What to look for in a USB Protocol Analyzer

Are you in the market for a USB analyzer and are not sure which product to buy? Given the range of options available for USB protocol analysis at various price points, here are a few things that we think are important to consider:

  1. Reliability - Can you be sure that your USB analyzer will work every time you use it? At first, some analyzers will appear to be up to the task, but when you do something as simple as leaving a device connected before starting a capture, the analyzer becomes confused and does not see the data.
  2. Functionality - Does the USB analyzer live up to its advertised claims? For example, one USB analyzer vendor stresses their real-time display, but the software can lag when dealing with realistic data transfer sizes. You may need to wait for over a minute before all of the data is displayed. During this lag time, if the on-board buffer gets overrun, the capture will be corrupted.
  3. Usability - Is the software easy to use? Different products will organize and display data differently, so it is worthwhile to download the analysis software to see how clearly the data is presented. Furthermore, it is important to ensure that you can install the analyzer, plug in your target device, and start seeing the data quickly and easily.
  4. Performance - Can the analyzer software filter and/or search through large datasets (e.g., 10 to 50 MB) quickly? A vendor's analysis software may be responsive with small example files, but slow to a crawl when dealing with more realistic scenarios.

Reviews can be a good way to get additional insight from other people's experiences.
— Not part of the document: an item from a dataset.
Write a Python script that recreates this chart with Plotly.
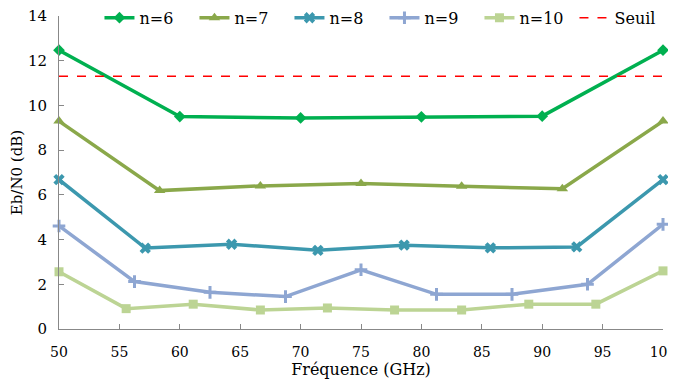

With reviews, consider this:

  1. Timeliness - Technology moves at a rapid pace; you should ensure that reviews are up-to-date and cover the latest hardware and software.
  2. Bias - Who was the source of the review? Was it an independent third party or a consulting company that may have been hired to write the review?

As an example, one low-cost provider of USB analyzers tries to legitimize their product by referring customers to a comparative review on the Internet. The catch? The "review" was written by their own hardware designer, and the tone is naturally favorable to their own product. Unfortunately, neither the vendor nor the reviewer disclose this potential conflict of interest.

Tip: There is more to a USB analyzer than meets the eye. Visit the manufacturer's website, download the software and samples, and contact them if you have any questions. The company's level of responsiveness to you can be a good indicator of your future user experience with their analyzer. At the end of the day, a good analyzer can only make your job easier.